Chamava-se Aylan, tinha 3 anos, e abriu os olhos do mundo
Depois que o mundo se estarreceu com a imagem da menino sírio que morreu afogado no mar após o naufrágio do barco no qual fugia com a família da Turquia para a ilha de Kos, na Grécia, o drama dos refugiados da Europa parece ter ganho, enfim, os olhares e atenção do mundo.
A história do pequeno Aylan, de 3 anos, cujo irmão Galip, de 5, e a mãe Rehana, de 35, também morreram na perigosa travessia no mar, simboliza uma realidade que vem se repetindo desde 2013. De uma gente, que fugindo da guerra e da pobreza, vem tentando chegar à Europa, tendo no seu caminho muitos obstáculos.
Recentemente, em Lampedusa, na Itália, o Papa Francisco fez um apelo ao “despertar das consciências” para combater a “globalização da indiferença”, numa referência aos refugiados. O mundo comoveu-se, mas seguiu em frente. Até ontem, espera-se.
Isso foi expressado por editoriais dos mais diversos meios de comunicação, em todo o mundo, nesta quinta-feira, 3 de setembro. O menino que morreu afogado tornou-se símbolo de muitas mortes invisíveis e anônimas, de um fluxo de pessoas desesperadas por chegar à segurança de um país em paz.
Desta tragédia, sobreviveu apenas o pai, Abdullah Kurdi, que pagou 4 mil euros pela viagem num barco de borracha de cinco metros onde iam pelo menos 12 pessoas, segundo a jornalista da emissora Al-Aaan, de Dubai, Jenan Moussa.
Sabe-se que uma hora depois de sair do ponto da costa turca mais perto de Kos, a viagem começou a tornar-se problemática. O turco que levava o barco desapareceu rapidamente. Outra hora passou e o barco acabou por afundar.
Abdullah teria tentado agarrar-se ao barco, e ao mesmo tempo segurar a mulher e dois filhos, mas um após outro, todos foram levados pelas ondas. A única coisa de que o pai fala agora é levar a família de regresso à Síria para a poder enterrar em Kobane, de onde desesperadamente fugiu.
A família saiu de Damasco em 2012 e depois mudou-se para Kobane, tendo fugido daí para a Turquia quando a cidade foi tomada pelos jihadistas do grupo Estado Islâmico.
Uma irmã de Abdullah vive em Vancouver há mais de 20 anos e contou a um jornalista do diário canadense National Post que soube do sucedido por um telefonema de uma cunhada. Abdullah tinha ligado com a terrível notícia.

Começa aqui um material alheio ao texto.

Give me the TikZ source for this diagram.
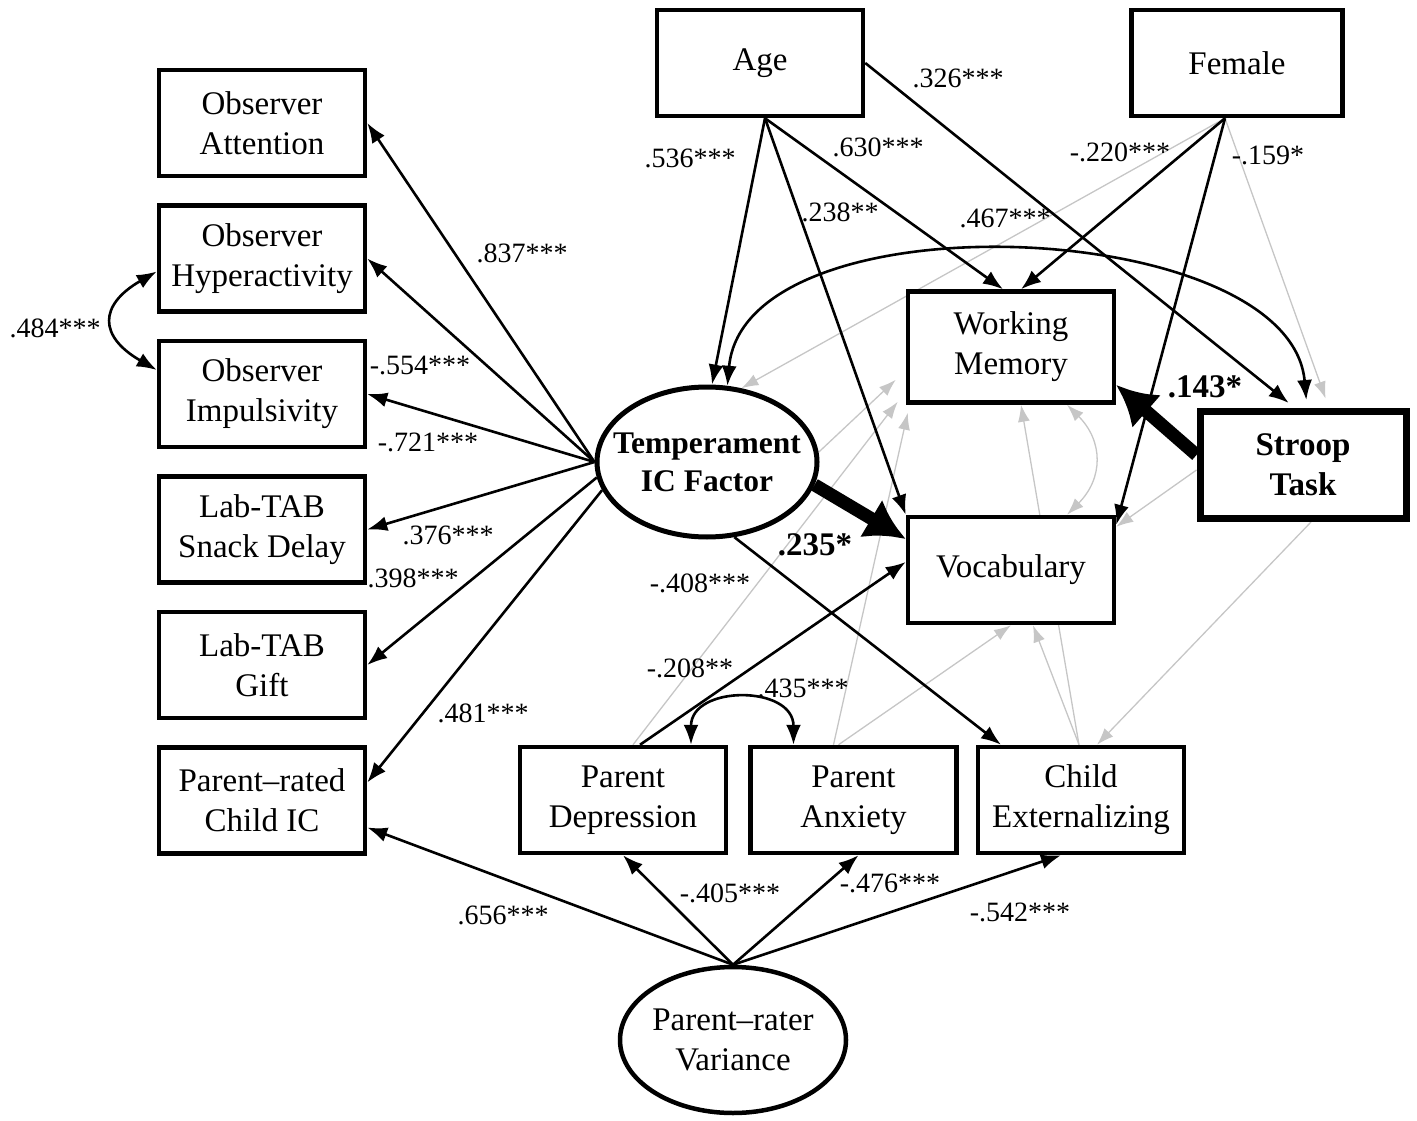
\documentclass[tikz,border=0pt]{standalone}
\usepackage{fontspec}
\setmainfont{Liberation Serif}
\usetikzlibrary{shapes.geometric}
\usetikzlibrary{positioning}
\usetikzlibrary{arrows.meta}
\usetikzlibrary{backgrounds}
\newcommand{\boxfont}{\fontsize{33}{40}\selectfont}
\newcommand{\latfont}{\fontsize{31.5}{38}\selectfont}
\newcommand{\estfont}{\fontsize{28}{32}\selectfont}

\begin{document}
\begin{tikzpicture}[x=1pt, y=1pt,
  var/.style={draw, fill=white, line width=4.5pt, minimum width=206pt, minimum height=106pt, inner sep=0pt, align=center, font=\boxfont},
  lat/.style={draw, fill=white, ellipse, line width=5pt, inner sep=0pt},
  coef/.style={line width=2.6pt, -{Latex[length=20pt,width=15pt]}},
  cov/.style={line width=2.6pt, {Latex[length=20pt,width=15pt]}-{Latex[length=20pt,width=15pt]}},
  nscoef/.style={line width=1.3pt, draw=gray!45, -{Latex[length=17pt,width=12pt]}},
  nscov/.style={line width=1.3pt, draw=gray!45, {Latex[length=17pt,width=12pt]}-{Latex[length=17pt,width=12pt]}},
  bigcoef/.style={line width=13pt, -{Latex[length=40pt,width=44pt]}},
  est/.style={font=\estfont, inner sep=1pt},
  bigest/.style={font=\boxfont\bfseries, inner sep=1pt},
]
\useasboundingbox (0,0) rectangle (1417,-1121);

\node[var] (obsatt) at (262,-123) {Observer\\Attention};
\node[var, below=25pt of obsatt] (obshyp) {Observer\\Hyperactivity};
\node[var, below=25pt of obshyp] (obsimp) {Observer\\Impulsivity};
\node[var, below=25pt of obsimp] (snack) {Lab-TAB\\Snack Delay};
\node[var, below=25pt of snack] (gift) {Lab-TAB\\Gift};
\node[var, below=25pt of gift] (prc) {Parent--rated\\Child IC};

\node[var] (age) at (760,-63) {Age};
\node[var, minimum width=211pt] (female) at (1237,-63) {Female};
\node[var, minimum height=111pt] (wm) at (1011,-347) {Working\\Memory};
\node[var, below=110pt of wm] (vocab) {Vocabulary};
\node[var, line width=7pt, minimum height=107pt, font=\boxfont\bfseries] (stroop) at (1303,-465) {Stroop\\Task};

\node[lat, minimum width=220pt, minimum height=150pt] (temp) at (707,-462) {};
\node[font=\latfont\bfseries, align=center] (templbl) at (temp.center) {Temperament\\IC Factor};

\node[var] (pd) at (623,-800) {Parent\\Depression};
\node[var, right=20pt of pd] (pa) {Parent\\Anxiety};
\node[var, right=17pt of pa] (ce) {Child\\Externalizing};

\node[lat, line width=4.5pt, minimum width=226pt, minimum height=146pt] (prv) at (733,-1040) {};
\node[font=\boxfont, align=center] (prvlbl) at (prv.center) {Parent--rater\\Variance};

\coordinate (ageout) at ([xshift=5pt]age.south);
\coordinate (femout) at ([xshift=-12pt]female.south);

\draw[coef] (temp.west) -- (obsatt.east);
\draw[coef] (temp.west) -- (obshyp.east);
\draw[coef] (temp.west) -- (obsimp.east);
\draw[coef] (temp.west) -- (snack.east);
\draw[coef] (temp.188) -- (gift.east);
\draw[coef] (temp.195) -- ([yshift=18pt]prc.east);
\draw[cov] ([yshift=-13pt]obshyp.west) to[out=210, in=150, looseness=1.75] ([yshift=24pt]obsimp.west);

\draw[coef] (ageout) -- ([xshift=5pt]temp.north);
\draw[coef] (ageout) -- (vocab.north west);
\draw[coef] (ageout) -- ([xshift=-8pt]wm.north);
\draw[coef, shorten >=8pt] (age.east) -- ([xshift=-8pt]stroop.north);
\draw[coef] (femout) -- ([xshift=10pt]wm.north);
\draw[coef] (femout) -- ([yshift=-10pt]vocab.north east);
\draw[cov, shorten >=8pt] (temp.75) to[out=85, in=95, looseness=0.85] ([xshift=4pt]stroop.north);

\draw[bigcoef] ([yshift=10pt]stroop.west) -- ([yshift=-38pt]wm.east);
\draw[bigcoef] (temp.-12) -- ([yshift=31pt]vocab.west);
\draw[coef] (temp.-70) -- ([xshift=-80pt]ce.north);
\draw[coef] ([xshift=17pt]pd.north) -- ([yshift=8pt]vocab.west);
\draw[cov] ([xshift=68pt]pd.north) to[out=90, in=90, looseness=1.5] ([xshift=-60pt]pa.north);

\draw[coef] (prv.north) -- ([yshift=-27pt]prc.east);
\draw[coef] (prv.north) -- (pd.south);
\draw[coef] (prv.north) -- ([xshift=5pt]pa.south);
\draw[coef] (prv.north) -- ([xshift=-20pt]ce.south);

\begin{pgfonlayer}{background}
\draw[nscoef] (femout) -- (temp.65);
\draw[nscoef, shorten >=10pt] (femout) -- ([xshift=26pt]stroop.north);
\draw[nscoef] (temp.5) -- ([xshift=-10pt,yshift=25pt]wm.south west);
\draw[nscoef] ([xshift=10pt]pd.north) -- ([xshift=-8pt,yshift=3pt]wm.south west);
\draw[nscoef] ([xshift=-20pt]pa.north) -- ([xshift=2pt,yshift=-8pt]wm.south west);
\draw[nscoef] ([xshift=-15pt]pa.north) -- (vocab.south);
\draw[nscoef] ([xshift=-2pt]ce.north) -- ([xshift=22pt]vocab.south);
\draw[nscoef] ([xshift=-2pt]ce.north) -- ([xshift=10pt]wm.south);
\draw[nscov] ([xshift=56pt]wm.south) to[out=-45, in=45, looseness=1.2] ([xshift=56pt]vocab.north);
\draw[nscoef] ([yshift=-5pt]stroop.west) -- ([yshift=-12pt]vocab.north east);
\draw[nscoef] ([xshift=8pt]stroop.south) -- ([xshift=16pt]ce.north);
\end{pgfonlayer}

\node[est] (e837) at (522,-253) {.837***};
\node[est] (e554) at (420,-365) {-.554***};
\node[est] (e721) at (428,-442) {-.721***};
\node[est] (e376) at (448,-535) {.376***};
\node[est] (e398) at (413,-578) {.398***};
\node[est] (e481) at (483,-713) {.481***};
\node[est] (e484) at (55,-328) {.484***};
\node[est] (e536) at (690,-158) {.536***};
\node[est] (e630) at (878,-147) {.630***};
\node[est] (e238) at (840,-212) {.238**};
\node[est] (e326) at (958,-78) {.326***};
\node[est] (e220) at (1120,-152) {-.220***};
\node[est] (e159) at (1268,-155) {-.159*};
\node[est] (e467) at (1005,-218) {.467***};
\node[bigest] (e143) at (1205,-387) {.143*};
\node[bigest] (e235) at (815,-545) {.235*};
\node[est] (e408) at (700,-583) {-.408***};
\node[est] (e208) at (690,-668) {-.208**};
\node[est] (e435) at (803,-688) {.435***};
\node[est] (e656) at (503,-915) {.656***};
\node[est] (e405) at (730,-893) {-.405***};
\node[est] (e476) at (890,-883) {-.476***};
\node[est] (e542) at (1020,-912) {-.542***};
\end{tikzpicture}
\end{document}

Teema contou ainda ao jornalista que tentava que a família conseguisse asilo no Canadá através de um procedimento chamado G5, em que cinco cidadãos canadenses podem apoiar uma candidatura desde que deem aos refugiados apoio emocional e financeiro. Ela conseguiu que amigos e vizinhos se juntassem para isto.

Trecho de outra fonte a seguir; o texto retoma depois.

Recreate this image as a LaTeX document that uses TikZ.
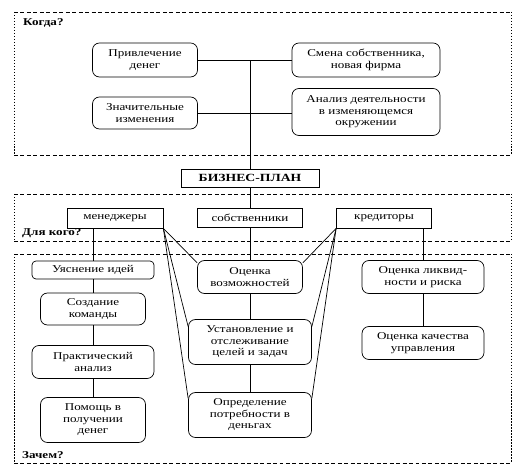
\documentclass[tikz,border=0pt]{standalone}
\usepackage{fontspec}
\setmainfont{Liberation Serif}[FakeStretch=1.25]
\usetikzlibrary{shapes}
\tikzstyle{rb}=[rectangle,rounded corners=7pt,draw=black,line width=0.7pt,
  align=center,inner sep=1pt,font=\fontsize{10.5}{11.5}\selectfont]
\tikzstyle{sb}=[rectangle,draw=black,line width=0.7pt,
  align=center,inner sep=1pt,font=\fontsize{10.5}{11.5}\selectfont]
\tikzstyle{zoneh}=[draw=black,line width=0.7pt,dash pattern=on 4pt off 2.5pt]
\tikzstyle{zonev}=[draw=black,line width=0.7pt,dash pattern=on 1.5pt off 1.5pt]
\tikzstyle{zl}=[anchor=west,inner sep=0pt,font=\fontsize{10.5}{11.5}\selectfont\bfseries]
\tikzstyle{ln}=[line width=0.7pt]

\begin{document}
\begin{tikzpicture}[x=1bp,y=-1bp]
    \useasboundingbox (0,0) rectangle (529,470);
    % dashed zones
    \foreach \top/\bot in {12/155,194/241,254/463} {
      \draw [style=zoneh] (14,\top) to (511,\top);
      \draw [style=zoneh] (14,\bot) to (511,\bot);
      \draw [style=zonev] (14,\top) to (14,\bot);
      \draw [style=zonev] (511,\top) to (511,\bot);
    }
    \node [style=zl] (kogda) at (23,23) {Когда?};
    \node [style=zl] (dlya) at (22,233) {Для кого?};
    \node [style=zl] (zachem) at (22,455) {Зачем?};
    % when
    \node [style=rb,minimum width=105bp,minimum height=34bp] (priv) at (145,60) {Привлечение\\денег};
    \node [style=rb,minimum width=105bp,minimum height=32bp] (znach) at (145,113) {Значительные\\изменения};
    \node [style=rb,minimum width=148bp,minimum height=34bp] (smena) at (366,60) {Смена собственника,\\новая фирма};
    \node [style=rb,minimum width=148bp,minimum height=47bp] (analiz) at (366,112) {Анализ деятельности\\в изменяющемся\\окружении};
    % plan and readers
    \node [style=sb,minimum width=138bp,minimum height=18bp,font=\fontsize{11}{12}\selectfont\bfseries] (plan) at (250,178) {БИЗНЕС-ПЛАН};
    \node [style=sb,minimum width=96bp,minimum height=20bp] (men) at (115,218) {менеджеры};
    \node [style=sb,minimum width=105bp,minimum height=19bp] (sob) at (250,218) {собственники};
    \node [style=sb,minimum width=95bp,minimum height=20bp] (kred) at (384,218) {кредиторы};
    % why
    \node [style=rb,rounded corners=4pt,minimum width=122bp,minimum height=18bp] (idei) at (93,270) {Уяснение идей};
    \node [style=rb,minimum width=105bp,minimum height=32bp] (koman) at (93,309) {Создание\\команды};
    \node [style=rb,minimum width=122bp,minimum height=33bp] (prakt) at (93,362) {Практический\\анализ};
    \node [style=rb,minimum width=105bp,minimum height=45bp] (pomosh) at (93,420) {Помощь в\\получении\\денег};
    \node [style=rb,minimum width=105bp,minimum height=33bp] (ovoz) at (250,277) {Оценка\\возможностей};
    \node [style=rb,minimum width=123bp,minimum height=45bp] (ustan) at (250,342) {Установление и\\отслеживание\\целей и задач};
    \node [style=rb,minimum width=123bp,minimum height=45bp] (opred) at (250,415) {Определение\\потребности в\\деньгах};
    \node [style=rb,minimum width=122bp,minimum height=33bp] (likv) at (423,277) {Оценка ликвид-\\ности и риска};
    \node [style=rb,minimum width=122bp,minimum height=33bp] (kach) at (423,343) {Оценка качества\\управления};
    % links
    \draw [style=ln] (priv) to (smena);
    \draw [style=ln] (znach.east) to (znach.east -| analiz.west);
    \draw [style=ln] (plan.north) to (plan.north |- priv.east);
    \draw [style=ln] (plan) to (sob);
    \draw [style=ln] (sob) to (ovoz);
    \draw [style=ln] (ovoz) to (ustan);
    \draw [style=ln] (ustan) to (opred);
    \draw [style=ln] (idei.north |- men.south) to (idei.north);
    \draw [style=ln] (idei) to (koman);
    \draw [style=ln] (koman) to (prakt);
    \draw [style=ln] (prakt) to (pomosh);
    \draw [style=ln] (likv.north |- kred.south) to (likv.north);
    \draw [style=ln] (likv) to (kach);
    \draw [style=ln] (men.south east) to (ovoz.165);
    \draw [style=ln] (men.south east) to (ustan.166);
    \draw [style=ln] (men.south east) to (opred.165);
    \draw [style=ln] (kred.south west) to (ovoz.15);
    \draw [style=ln] (kred.south west) to (ustan.14);
    \draw [style=ln] (kred.south west) to (opred.15);
  \end{tikzpicture}
\end{document}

Mas para que o pedido seja aceito, os candidatos têm de ser formalmente considerados refugiados pela ONU ou por um outro estado. O problema da família é que na Turquia não conseguiram documentos para sair nem registo como refugiados – o que não é raro acontecer com curdos na Turquia.
Em junho, o pedido da família foi recusado pelas autoridades do Canadá, devido às complexidades do processo na Turquia, segundo o National Post, ou porque as autoridades consideram que os refugiados que estão neste país estão em segurança, segundo a Al-Aan.
Foi depois disso que consideraram outras alternativas para sair da Turquia, e segundo a Al-Aan esta não foi a primeira tentativa. Ficar lá não era uma opção. “Os curdos sírios são muito mal tratados”, explicou ao National Post a irmã Teema, que ainda não tinha desistido de voltar a tentar outra candidatura de asilo para a o irmão e a sua família.
“Esta é uma notícia horrível”, comentou um deputado do círculo local, Fin Donnelly, que acompanhou o processo de pedido de asilo. “A frustração de esperar e a resposta foram terríveis.”
Agora Abdullah Kurdi já não quer ir para o Canadá. Aos jornalistas que o ouviram à porta da necrotério da cidade de Mugla, perto de Bodrum, onde ocorreu o naufrágio, disse, em lágrimas, querer voltar para Kobane para enterrar a família. “Só isso poderá aliviar a minha dor”.
“Os meus filhos eram as crianças mais bonitas do mundo. Há alguém no mundo que não considere os seus filhos a coisa mais preciosa da vida?”, disse Abdullah. “Eu perdi tudo”.